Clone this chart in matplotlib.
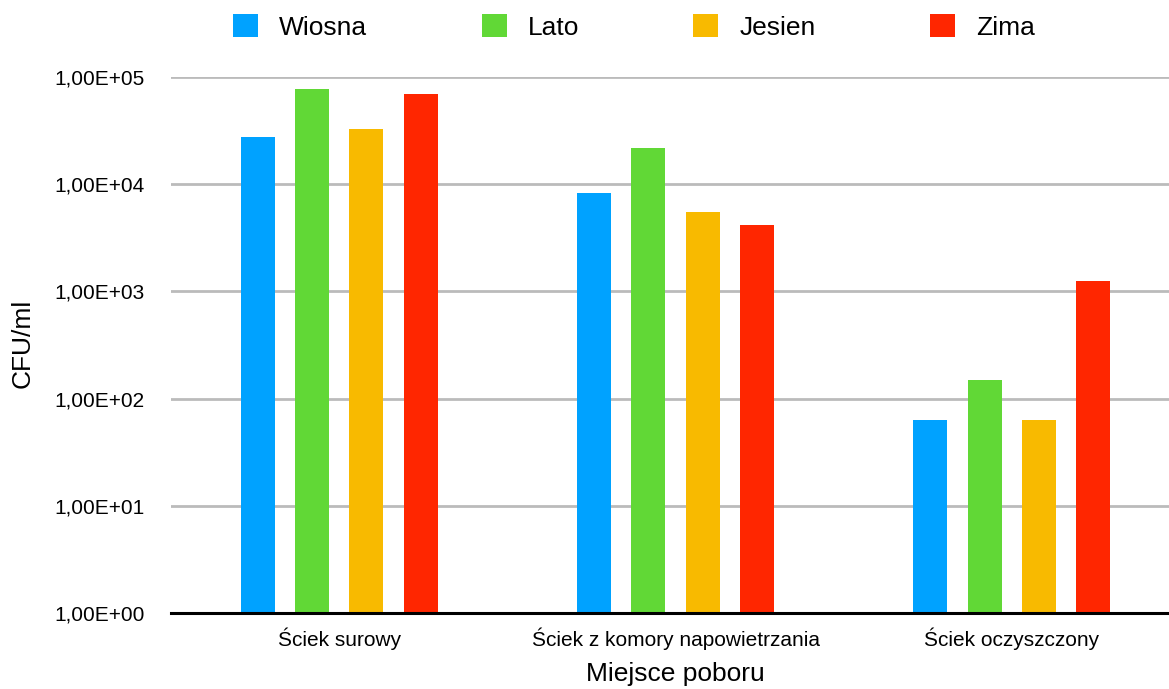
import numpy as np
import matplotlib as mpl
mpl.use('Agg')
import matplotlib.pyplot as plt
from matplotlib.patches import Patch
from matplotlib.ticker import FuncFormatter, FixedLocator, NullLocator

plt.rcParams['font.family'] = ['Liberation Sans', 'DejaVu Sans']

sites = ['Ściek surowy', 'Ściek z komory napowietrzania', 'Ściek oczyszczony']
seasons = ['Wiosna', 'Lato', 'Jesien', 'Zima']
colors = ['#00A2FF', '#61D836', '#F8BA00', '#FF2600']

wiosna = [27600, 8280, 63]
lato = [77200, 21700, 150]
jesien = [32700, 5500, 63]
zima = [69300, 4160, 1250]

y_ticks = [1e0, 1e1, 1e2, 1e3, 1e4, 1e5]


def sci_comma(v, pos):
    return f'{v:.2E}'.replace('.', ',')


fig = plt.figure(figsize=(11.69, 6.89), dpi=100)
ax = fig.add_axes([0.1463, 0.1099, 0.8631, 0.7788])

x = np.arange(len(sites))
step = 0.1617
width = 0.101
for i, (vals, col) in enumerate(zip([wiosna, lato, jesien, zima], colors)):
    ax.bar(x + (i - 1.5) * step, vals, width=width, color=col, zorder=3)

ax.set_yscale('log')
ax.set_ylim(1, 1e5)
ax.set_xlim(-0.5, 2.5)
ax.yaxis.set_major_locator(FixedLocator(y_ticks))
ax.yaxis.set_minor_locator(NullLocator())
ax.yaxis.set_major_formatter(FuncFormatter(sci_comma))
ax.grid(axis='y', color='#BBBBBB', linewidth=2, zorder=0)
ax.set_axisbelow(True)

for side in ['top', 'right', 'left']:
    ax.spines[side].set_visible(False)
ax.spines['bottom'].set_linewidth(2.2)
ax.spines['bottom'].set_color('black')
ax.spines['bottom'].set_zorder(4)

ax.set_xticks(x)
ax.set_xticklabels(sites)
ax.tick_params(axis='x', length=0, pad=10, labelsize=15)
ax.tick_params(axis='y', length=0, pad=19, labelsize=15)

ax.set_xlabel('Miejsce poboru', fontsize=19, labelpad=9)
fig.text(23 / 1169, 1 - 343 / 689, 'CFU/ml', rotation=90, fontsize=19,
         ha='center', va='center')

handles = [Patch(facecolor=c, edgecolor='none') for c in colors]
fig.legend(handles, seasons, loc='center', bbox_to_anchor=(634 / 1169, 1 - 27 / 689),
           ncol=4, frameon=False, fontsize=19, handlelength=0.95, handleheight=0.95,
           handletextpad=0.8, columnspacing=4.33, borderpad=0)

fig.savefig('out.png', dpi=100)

■ **TASK REQUIREMENTS**: List every line above that contains the word "matplotlib".

■ **EXERCISE OUTPUT**:
Clone this chart in matplotlib.
import matplotlib as mpl
import matplotlib.pyplot as plt
from matplotlib.patches import Patch
from matplotlib.ticker import FuncFormatter, FixedLocator, NullLocator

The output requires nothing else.